L'histoire avance ainsi au moyen d'incessantes révisions, et elle ne peut se dispenser d'une rigoureuse et permanente critique des témoignages et des documents que lui livre le passé. Le Moyen Age a cru à la « donation » par laquelle Constantin aurait concédé au pape Sylvestre Rome et une partie de l'Italie, jusqu'au jour où Lorenzo Valla démontra, en 1440, la fausseté de ce document. Longtemps aussi, on ajouta foi à la lettre que le mystérieux « prêtre Jean », censé régner quelque part en Asie, aurait adressée, vers 1165, à l'empereur byzantin Manuel Ie Comnène.

Les débats sur d'éventuels faux historiques sont toujours actuels. Ainsi, on s'interroge depuis trente ans sur un bout de parchemin conservé à l'université Yale et sur lequel figure une carte portant la date de 1440. Un demi-siècle avant Christophe Colomb, elle montre, à l'ouest du Groenland, une île de Vinland qui serait l'Amérique du Nord. Mais ce document date-t-il vraiment de 1440 ? Les experts se battent à son sujet à coups d'analyses de l'encre et de datations du parchemin au carbone 14. Celui-ci semble prouver que le support remonte bien au XVe siècle. Mais l'encre pourrait être du début du XXe. Néanmoins, Yale maintient jusqu'à présent l'authenticité du document.

Et que valent les témoins eux-mêmes que l'historien interroge, souvent à plusieurs siècles de distance ? [...] L'histoire n'est pas une science exacte, mais une science humaine. Elle ne peut donc aboutir à des reconstructions crédibles que par la mise en consonance de témoignages divers et l'audition de nombreux témoins.

Mais qu'est-ce qu'un témoin ? Fabrice, que Stendhal met en scène dans La Chartreuse de Parme, est présent à la bataille de Waterloo mais sans y rien comprendre et sans avoir rien vu d'important. L'historien d'aujourd'hui, parce qu'il réunit toutes sortes de documents sur un événement et les critique les uns par les autres, sait souvent mieux ce qui s'est passé que les contemporains eux-mêmes. En outre, les témoins d'autrefois convoqués par nos enquêtes, si sincères, si nombreux et si sérieux soient-ils, appartenaient à un milieu culturel qui n'est plus forcément le nôtre. Leur outillage mental était différent. Pour tirer parti de leurs dépositions, il nous faut à la fois prendre une distance critique vis-à-vis d'eux et néanmoins nous introduire, non sans mal, dans leur univers avec les risques d'erreur que cela comporte. Car chaque historien a son équation personnelle, ses préférences, sa subjectivité, sa méthode de travail. Alors, que fait-il des témoignages qu'il récolte ? [...]

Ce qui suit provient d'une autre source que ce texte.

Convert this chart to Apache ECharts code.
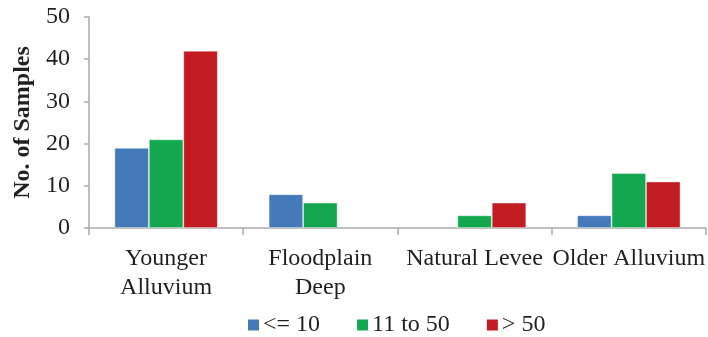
<!DOCTYPE html>
<html><head><meta charset="utf-8">
<script src="https://cdn.jsdelivr.net/npm/echarts@6/dist/echarts.min.js"></script>
<style>html,body{margin:0;padding:0;background:#fff}#c{width:708px;height:337px}</style>
</head><body><div id="c"></div>
<script>
const categories = ["Younger\nAlluvium", "Floodplain\nDeep", "Natural Levee", "Older Alluvium"];
const seriesNames = ["<= 10", "11 to 50", "> 50"];
const le10 = [19, 8, 0, 3];
const from11to50 = [21, 6, 3, 13];
const gt50 = [42, 0, 6, 11];
const yTicks = [0, 10, 20, 30, 40, 50];

const colors = ["#4479BA", "#13A84F", "#C21B22"];
const font = "'Liberation Serif', 'Times New Roman', serif";
const chart = echarts.init(document.getElementById('c'));
const data = [le10, from11to50, gt50];
chart.setOption({
  animation: false,
  textStyle: {fontFamily: font},
  grid: {left: 89, right: 1, top: 17, bottom: 109},
  legend: {
    data: seriesNames, left: 243, top: 308, icon: 'rect', itemWidth: 11, itemHeight: 11, itemGap: 37,
    textStyle: {fontFamily: font, fontSize: 24, color: '#231F20', padding: [0, 0, 0, -1]}
  },
  xAxis: {
    type: 'category', data: categories,
    axisLine: {lineStyle: {color: '#ABABAB', width: 1.5}},
    axisTick: {show: true, alignWithLabel: false, length: 7, lineStyle: {color: '#ABABAB', width: 1.5}},
    axisLabel: {fontFamily: font, fontSize: 24, color: '#231F20', margin: 16, lineHeight: 29, interval: 0}
  },
  yAxis: {
    type: 'value', min: yTicks[0], max: yTicks[yTicks.length - 1], interval: 10,
    name: 'No. of Samples', nameLocation: 'middle', nameGap: 54,
    nameTextStyle: {fontFamily: font, fontSize: 24, fontWeight: 'bold', color: '#231F20'},
    axisLine: {show: true, lineStyle: {color: '#ABABAB', width: 1.5}},
    axisTick: {show: true, length: 5, lineStyle: {color: '#ABABAB', width: 1.5}},
    splitLine: {show: false},
    axisLabel: {fontFamily: font, fontSize: 24, color: '#231F20', margin: 19}
  },
  series: seriesNames.map((n, i) => ({
    name: n, type: 'bar', barGap: '0%', barCategoryGap: '33%',
    data: data[i].map(v => ({value: v, itemStyle: {borderWidth: v === 0 ? 0 : 0.8}})),
    itemStyle: {color: colors[i], borderColor: 'rgba(255,255,255,0.5)'}
  }))
});
</script></body></html>
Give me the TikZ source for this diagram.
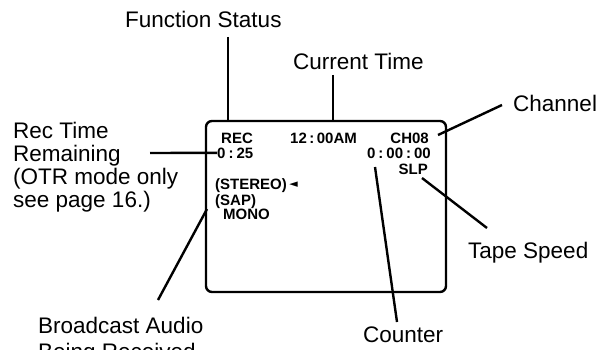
\documentclass[tikz,border=0pt]{standalone}
\usepackage{fontspec}
\setmainfont{Liberation Sans}
\newfontfamily\symfont{DejaVu Sans}
\begin{document}
\begin{tikzpicture}[x=1pt,y=-1pt,
  lbl/.style={inner sep=0pt,anchor=base west,font=\fontsize{22.5}{22.7}\selectfont,align=left},
  osd/.style={inner sep=0pt,font=\fontsize{15}{15}\selectfont\bfseries},
  lead/.style={line width=2.4pt},
  screen/.style={draw,line width=2.4pt,rounded corners=6pt,minimum width=240pt,minimum height=171pt,inner sep=0pt}]
\useasboundingbox[fill=white] (0,0) rectangle (602,350);
\clip (0,0) rectangle (602,350);
% screen
\node[screen] (scr) at (326,206.5) {};
% outer labels
\node[lbl] (fs) at (125,28) {Function Status};
\node[lbl] (ct) at (293,70) {Current Time};
\node[lbl] (ch) at (513,112) {Channel};
\node[lbl] (rt) at (13,207) {Rec Time\\Remaining\\(OTR mode only\\see page 16.)};
\node[lbl] (ts) at (468,258) {Tape Speed};
\node[lbl,font=\fontsize{22.5}{26}\selectfont] (ba) at (38,359) {Broadcast Audio\\Being Received};
\node[lbl] (co) at (363,342) {Counter};
% on-screen texts
\node[osd,anchor=base west] (rec) at (221,143) {REC};
\node[osd,anchor=base west] (tm) at (290,143) {12\hspace{2.5pt}:\hspace{2.5pt}00AM};
\node[osd,anchor=base east] (ch08) at (429,143) {CH08};
\node[osd,anchor=base west] (rem) at (217,158) {0\hspace{3pt}:\hspace{3pt}25};
\node[osd,anchor=base east] (cnt) at (431,158) {0\hspace{3pt}:\hspace{3pt}00\hspace{3pt}:\hspace{3pt}00};
\node[osd,anchor=base east] (slp) at (428,174) {SLP};
\node[osd,anchor=base west] (st) at (215,189) {(STEREO)};
\node[inner sep=0pt,anchor=west,xshift=2pt,font=\symfont\fontsize{11}{11}\selectfont] (tri) at (st.east) {◄};
\node[osd,anchor=base west] (sap) at (215,205) {(SAP)};
\node[osd,anchor=base west] (mono) at (223,219) {MONO};
% connector ends
\coordinate (fs1) at (228,37);
\coordinate (ct1) at (333,75);
\coordinate (ch1) at (502,105);
\coordinate (ch2) at (438,135);
\coordinate (rt1) at (150,153);
\coordinate (ts1) at (487,228);
\coordinate (ts2) at (422,178);
\coordinate (co1) at (397,322);
\coordinate (co2) at (375,167);
\coordinate (ba1) at (158,300);
\coordinate (ba2) at (207,209);
% connectors
\draw[lead] (fs1) -- (fs1 |- scr.north);
\draw[lead] (ct1) -- (ct1 |- scr.north);
\draw[lead] (ch1) -- (ch2);
\draw[lead] (rt1) -- (rem.west);
\draw[lead] (ts1) -- (ts2);
\draw[lead] (co1) -- (co2);
\draw[lead] (ba1) -- (ba2);
\end{tikzpicture}
\end{document}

Une réflexion, même rapide, sur « témoin » et « témoignage » conduit dès lors à préciser ce qu'est aujourd'hui le statut de l'histoire et de l'historien. Notre culture est désormais pétrie d'histoire. La demande à cet égard grandit sans cesse. L'homme cherche de plus en plus à savoir comment il est devenu ce qu'il est maintenant. Cette curiosité insatiable est aussi celle du chercheur, de sorte que ces deux curiosités s'alimentent mutuellement. Mais elles butent sur des exigences contradictoires. Car l'homme de métier et le public savent bien que, pour comprendre le passé, il faut sympathiser avec lui. Mais, en même temps, on n'est jamais assez critique vis-à-vis des documents livrés par le passé. Et, enfin, l'historien doit être non pas neutre, mais objectif, c'est-à-dire intègre, « savoir marquer un point en faveur de ceux que, par sa position et ses dispositions, il n'aime pas », écrivait lord Acton, mort au début de notre siècle.

Voilà beaucoup de conditions qui, pourtant, ne découragent pas les historiens d'aujourd'hui. Car ils n'ont jamais été aussi nombreux. Ils se doivent, certes, d'être humbles. Ils savent que la richesse du passé dépasse et ne cessera de dépasser tout ce que les témoins et les témoignages à leur disposition pourra jamais leur apprendre sur des temps révolus. Mais ils ne peuvent pas ne pas entendre la demande qui leur est adressée par notre civilisation, et ils s'efforcent d'y répondre non par des affirmations péremptoires, mais par un long travail d'enquête et de reconstitution dont ils connaissent à la fois les limites et la nécessité.